Ainsi je prendrai l’exemple du Pr Robert Molimard, fondateur il y a vingt ans de la Société de Tabacologie, qu’il a présidée pendant 20 ans avant d’être écarté au profit d’un pharmacologue beaucoup plus proche du réseau des laboratoires pharmaceutiques commercialisant des traitements médicamenteux que ne l’était R. Molimard. D’une façon générale toutes les associations dites ‘savantes’ de médecins, susceptibles de répandre la bonne parole sont influencées voire contrôlées par les industriels qui les subventionnent. Et il peut arriver que les associations de patients le soient aussi ! C’est le cas, toujours dans le domaine du tabagisme, de l’association Droits des non-fumeurs, dont le logo trône au beau milieu d’une page du site Entreprise sans tabac de Pfizer.

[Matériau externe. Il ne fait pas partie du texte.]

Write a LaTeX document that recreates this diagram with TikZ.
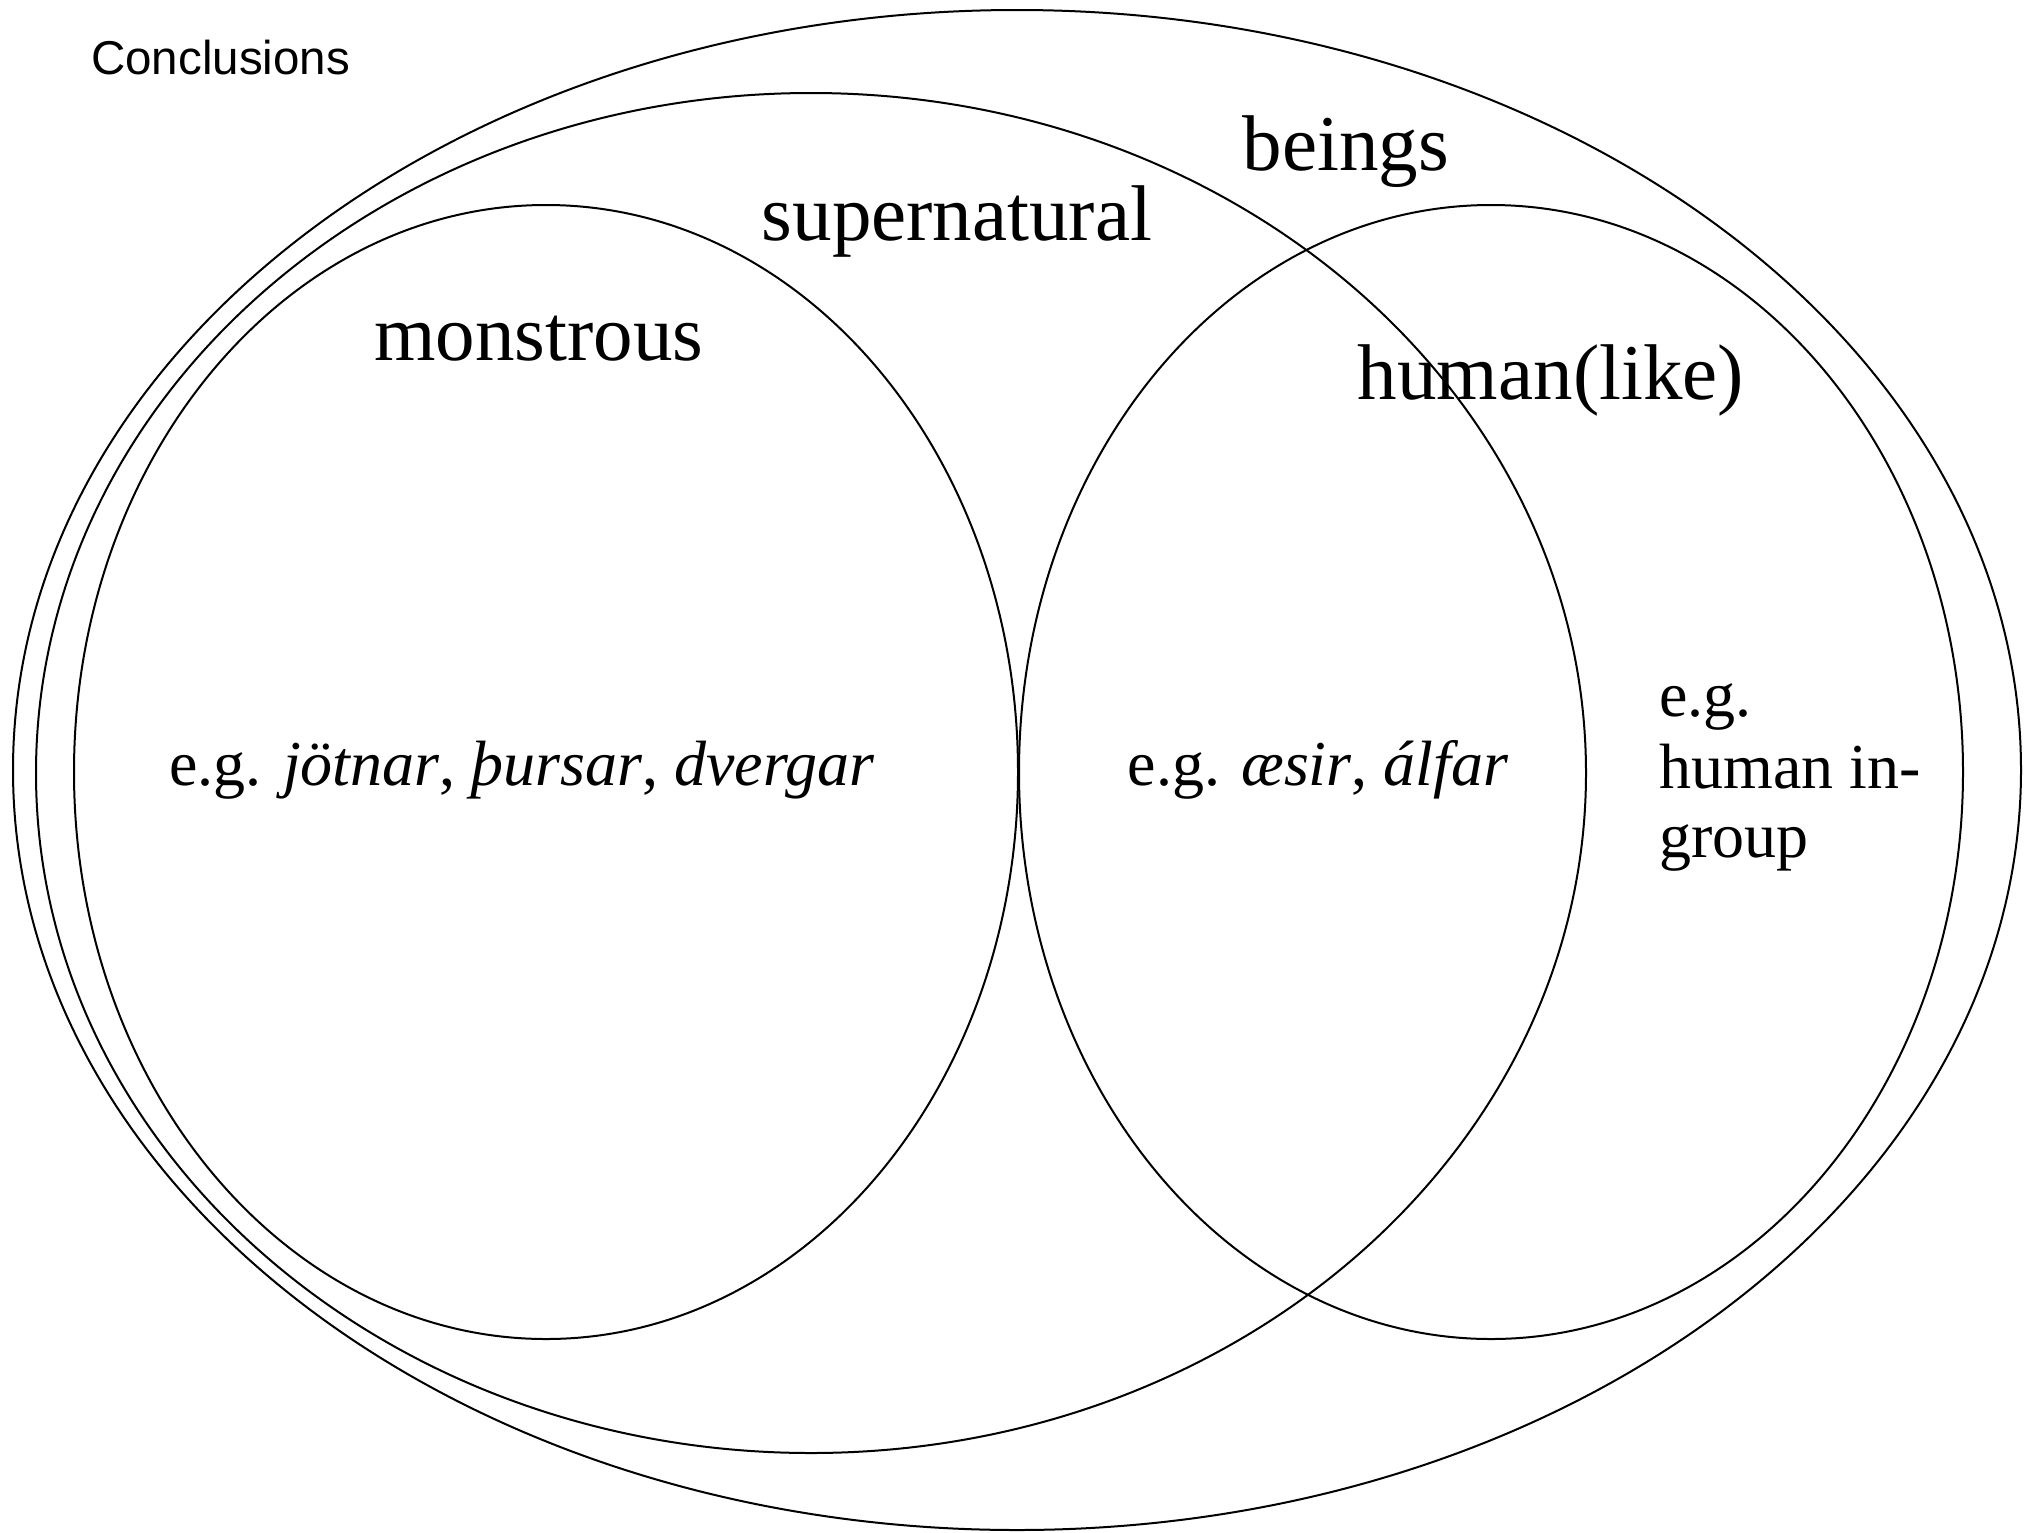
\documentclass[tikz,border=0pt]{standalone}
\usepackage{fontspec}
\setmainfont{Liberation Serif}
\newfontfamily\labelsans{Liberation Sans}
\begin{document}
\begin{tikzpicture}[x=1pt,y=-1pt,
  setline/.style={draw=black,line width=2pt},
  biglabel/.style={anchor=base,inner sep=0pt,font=\fontsize{79}{90}\selectfont},
  eglabel/.style={anchor=base,inner sep=0pt,font=\fontsize{64}{71}\selectfont},
  titlelabel/.style={anchor=base west,inner sep=0pt,font=\labelsans\fontsize{47.5}{55}\selectfont}]
\useasboundingbox (0,0) rectangle (2035,1532);
% centres
\coordinate (cbeings) at (1017,770);
\coordinate (csuper) at (811,773);
\coordinate (cmon) at (546,772);
\coordinate (chum) at (1491,772);
% sets
\draw[setline] (cbeings) ellipse [x radius=1004pt, y radius=760pt];
\draw[setline] (csuper) ellipse [x radius=775pt, y radius=680pt];
\draw[setline] (cmon) ellipse [x radius=472pt, y radius=567pt];
\draw[setline] (chum) ellipse [x radius=472pt, y radius=567pt];
% labels
\node[titlelabel] (title) at (91,74) {Conclusions};
\node[biglabel] (beings) at (1346,170) {beings};
\node[biglabel] (super) at (957,240) {supernatural};
\node[biglabel] (mon) at (539,360) {monstrous};
\node[biglabel] (hum) at (1551,399) {human(like)};
\node[eglabel] (egmon) at (522,785) {e.g. \textit{jötnar}, \textit{þursar}, \textit{dvergar}};
\node[eglabel] (egboth) at (1318,785) {e.g. \textit{æsir}, \textit{álfar}};
\node[eglabel,anchor=base west] (eghum1) at (1659,716) {e.g.};
\node[eglabel,anchor=base west] (eghum2) at (1659,788) {human in-};
\node[eglabel,anchor=base west] (eghum3) at (1659,857) {group};
\end{tikzpicture}
\end{document}
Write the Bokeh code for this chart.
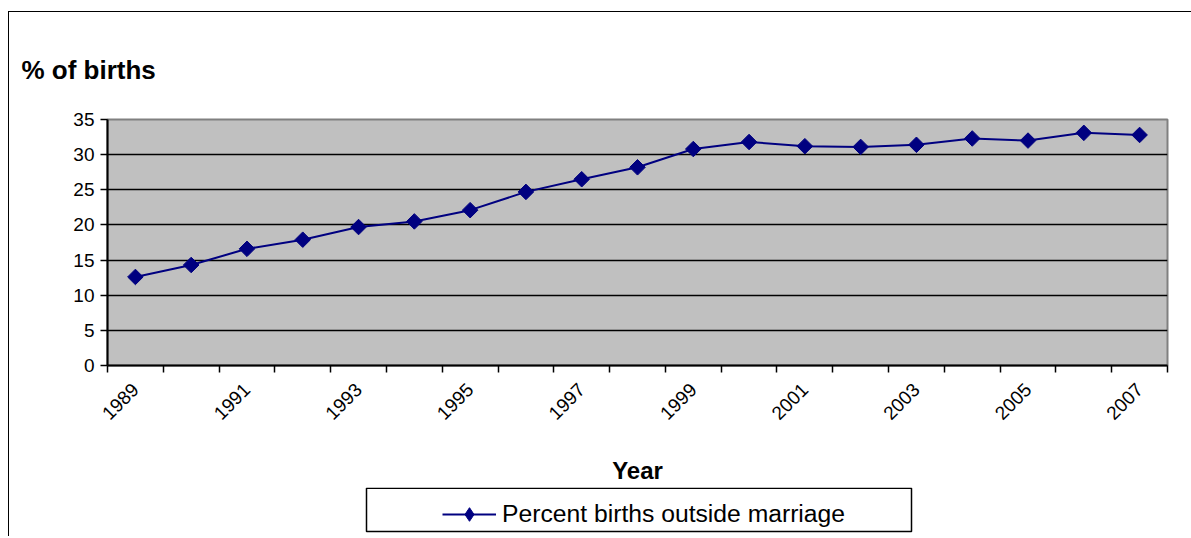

On disait dans le temps que l’hôpital se moquait de la charité. Il n’est plus lieu pour les médecins de se moquer des pharmaciens dont ils sont devenus en quelque sorte les ‘obligés’.
Un médecin généraliste estimait récemment qu’il était destinataire de 100 kg de prospectus professionnels par an. La médecine est dopée à la pharmacie et, dans le peloton, honte à celui qui révélera le pot au roses ou cessera les attitudes complaisantes. En médecine de ville, le praticien qui refuse les ordonnances à rallonge se met à dos une partie de sa clientèle. Le Conseil de l’ordre veille à ce que la solidarité professionnelle et confraternelle ne soit pas entamée. Etc. Comment sortir de cette impasse où les gagnants sont ceux qui acceptent les plus grandes compromissions ? Cela ne sera pas plus facile que d’éliminer les dérives reconnues dans le cyclisme et ailleurs.